**Written instruction:**
Show all lines of the listing that hold the word "this".

**Data:**
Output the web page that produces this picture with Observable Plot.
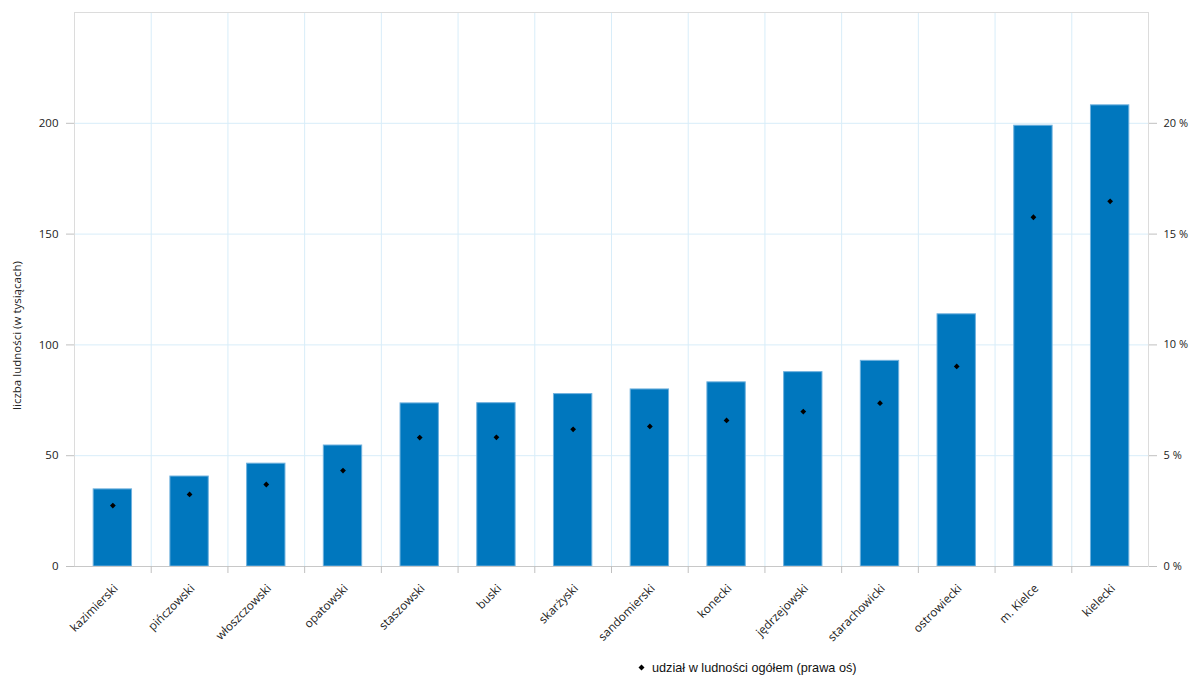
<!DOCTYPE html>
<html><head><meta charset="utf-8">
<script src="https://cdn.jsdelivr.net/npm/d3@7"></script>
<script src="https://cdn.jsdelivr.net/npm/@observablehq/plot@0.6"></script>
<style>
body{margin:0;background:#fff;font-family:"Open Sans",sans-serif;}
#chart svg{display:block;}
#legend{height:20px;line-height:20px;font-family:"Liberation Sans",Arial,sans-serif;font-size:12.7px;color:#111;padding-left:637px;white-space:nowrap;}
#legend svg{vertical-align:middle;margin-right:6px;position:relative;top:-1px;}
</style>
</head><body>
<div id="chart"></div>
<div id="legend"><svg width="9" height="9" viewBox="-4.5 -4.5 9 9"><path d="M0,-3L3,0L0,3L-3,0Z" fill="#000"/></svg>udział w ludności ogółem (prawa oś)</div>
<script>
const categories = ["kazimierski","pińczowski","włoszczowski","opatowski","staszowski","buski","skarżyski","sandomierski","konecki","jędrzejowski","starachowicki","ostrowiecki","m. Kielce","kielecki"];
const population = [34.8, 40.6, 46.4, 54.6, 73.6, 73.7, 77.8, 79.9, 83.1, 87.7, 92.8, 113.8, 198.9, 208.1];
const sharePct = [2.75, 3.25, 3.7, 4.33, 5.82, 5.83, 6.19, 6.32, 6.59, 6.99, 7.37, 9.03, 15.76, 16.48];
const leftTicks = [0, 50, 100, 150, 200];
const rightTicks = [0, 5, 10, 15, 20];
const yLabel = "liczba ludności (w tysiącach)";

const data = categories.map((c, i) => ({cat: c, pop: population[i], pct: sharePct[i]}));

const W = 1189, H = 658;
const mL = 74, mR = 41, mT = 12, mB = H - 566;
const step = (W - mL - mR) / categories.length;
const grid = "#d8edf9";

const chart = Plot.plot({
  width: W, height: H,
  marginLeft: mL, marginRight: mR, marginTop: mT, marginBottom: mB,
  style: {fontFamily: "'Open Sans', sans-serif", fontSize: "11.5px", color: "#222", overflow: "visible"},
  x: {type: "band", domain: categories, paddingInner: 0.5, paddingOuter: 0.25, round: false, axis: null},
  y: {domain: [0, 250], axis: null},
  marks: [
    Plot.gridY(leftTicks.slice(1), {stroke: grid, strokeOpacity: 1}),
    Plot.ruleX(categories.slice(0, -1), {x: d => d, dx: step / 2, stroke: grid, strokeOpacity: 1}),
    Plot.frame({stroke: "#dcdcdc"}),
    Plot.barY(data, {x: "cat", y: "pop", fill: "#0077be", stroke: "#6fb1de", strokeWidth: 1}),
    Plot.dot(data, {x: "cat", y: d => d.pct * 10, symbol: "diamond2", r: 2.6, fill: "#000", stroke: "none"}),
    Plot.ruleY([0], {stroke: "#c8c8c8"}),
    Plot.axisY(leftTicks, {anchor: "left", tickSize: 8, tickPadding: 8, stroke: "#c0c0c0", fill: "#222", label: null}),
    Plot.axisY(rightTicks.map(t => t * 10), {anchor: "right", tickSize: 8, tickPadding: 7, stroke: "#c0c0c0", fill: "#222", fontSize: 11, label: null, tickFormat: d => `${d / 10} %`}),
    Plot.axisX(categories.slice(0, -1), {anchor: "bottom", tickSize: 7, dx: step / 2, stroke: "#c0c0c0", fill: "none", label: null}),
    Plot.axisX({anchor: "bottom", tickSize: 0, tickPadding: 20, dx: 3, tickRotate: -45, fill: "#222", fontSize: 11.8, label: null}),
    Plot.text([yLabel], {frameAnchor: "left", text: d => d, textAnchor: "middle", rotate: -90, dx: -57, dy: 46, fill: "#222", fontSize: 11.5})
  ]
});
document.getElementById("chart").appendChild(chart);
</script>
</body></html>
==
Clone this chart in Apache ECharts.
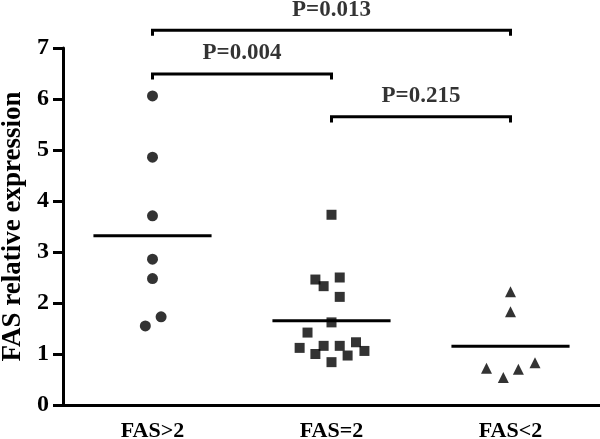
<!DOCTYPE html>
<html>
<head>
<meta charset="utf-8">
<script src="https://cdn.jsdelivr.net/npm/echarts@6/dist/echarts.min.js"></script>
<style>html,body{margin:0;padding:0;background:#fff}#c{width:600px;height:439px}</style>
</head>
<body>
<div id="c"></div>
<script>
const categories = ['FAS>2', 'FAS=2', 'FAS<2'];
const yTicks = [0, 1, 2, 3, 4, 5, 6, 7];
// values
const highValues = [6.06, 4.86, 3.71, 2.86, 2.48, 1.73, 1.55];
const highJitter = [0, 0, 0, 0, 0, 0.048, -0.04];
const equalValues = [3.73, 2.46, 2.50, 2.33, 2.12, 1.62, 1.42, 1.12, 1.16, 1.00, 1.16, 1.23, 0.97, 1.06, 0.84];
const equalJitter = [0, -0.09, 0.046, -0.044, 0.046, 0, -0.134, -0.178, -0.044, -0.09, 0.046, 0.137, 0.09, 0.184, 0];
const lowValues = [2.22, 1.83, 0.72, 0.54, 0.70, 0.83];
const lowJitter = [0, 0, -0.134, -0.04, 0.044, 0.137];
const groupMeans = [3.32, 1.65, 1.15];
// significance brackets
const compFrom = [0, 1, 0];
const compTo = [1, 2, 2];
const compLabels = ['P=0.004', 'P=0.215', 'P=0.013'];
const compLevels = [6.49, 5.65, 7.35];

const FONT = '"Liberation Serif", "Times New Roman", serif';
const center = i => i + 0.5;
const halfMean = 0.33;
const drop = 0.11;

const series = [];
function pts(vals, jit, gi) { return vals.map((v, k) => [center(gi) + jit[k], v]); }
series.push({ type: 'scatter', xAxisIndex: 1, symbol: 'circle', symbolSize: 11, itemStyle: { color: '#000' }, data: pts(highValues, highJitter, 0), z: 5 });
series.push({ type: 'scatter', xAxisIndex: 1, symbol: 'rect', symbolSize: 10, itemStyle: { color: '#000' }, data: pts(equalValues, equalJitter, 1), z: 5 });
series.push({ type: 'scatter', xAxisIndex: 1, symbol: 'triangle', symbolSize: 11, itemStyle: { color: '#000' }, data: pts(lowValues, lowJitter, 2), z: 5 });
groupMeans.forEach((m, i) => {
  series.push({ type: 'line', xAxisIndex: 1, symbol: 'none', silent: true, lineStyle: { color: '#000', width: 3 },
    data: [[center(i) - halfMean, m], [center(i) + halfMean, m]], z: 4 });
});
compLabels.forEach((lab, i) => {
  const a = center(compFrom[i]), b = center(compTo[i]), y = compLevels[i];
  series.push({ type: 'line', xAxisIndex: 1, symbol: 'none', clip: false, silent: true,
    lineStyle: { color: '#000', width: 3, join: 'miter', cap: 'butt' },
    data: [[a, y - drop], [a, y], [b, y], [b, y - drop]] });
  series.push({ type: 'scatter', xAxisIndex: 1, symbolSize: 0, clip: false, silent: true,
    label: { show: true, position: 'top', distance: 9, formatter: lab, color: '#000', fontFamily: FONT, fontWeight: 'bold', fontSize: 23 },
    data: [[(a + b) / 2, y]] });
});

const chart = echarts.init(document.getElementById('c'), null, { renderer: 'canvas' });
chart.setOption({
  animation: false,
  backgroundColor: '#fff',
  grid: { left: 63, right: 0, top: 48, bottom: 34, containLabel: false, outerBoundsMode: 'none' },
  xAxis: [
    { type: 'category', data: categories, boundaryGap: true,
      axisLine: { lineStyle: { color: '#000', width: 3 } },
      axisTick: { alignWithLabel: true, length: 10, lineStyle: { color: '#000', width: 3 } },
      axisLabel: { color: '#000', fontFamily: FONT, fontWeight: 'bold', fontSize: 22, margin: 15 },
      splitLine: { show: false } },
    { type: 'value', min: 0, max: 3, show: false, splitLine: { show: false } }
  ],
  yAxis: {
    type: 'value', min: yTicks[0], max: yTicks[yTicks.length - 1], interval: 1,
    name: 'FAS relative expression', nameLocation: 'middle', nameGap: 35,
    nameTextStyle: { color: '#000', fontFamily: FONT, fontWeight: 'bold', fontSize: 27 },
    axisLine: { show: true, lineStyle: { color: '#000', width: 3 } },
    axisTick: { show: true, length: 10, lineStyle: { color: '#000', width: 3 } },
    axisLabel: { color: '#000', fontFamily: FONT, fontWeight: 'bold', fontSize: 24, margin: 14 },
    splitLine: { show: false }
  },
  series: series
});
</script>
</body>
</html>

**Written solution:**
Output the web page that produces this picture with Observable Plot.
Clone this chart in Apache ECharts.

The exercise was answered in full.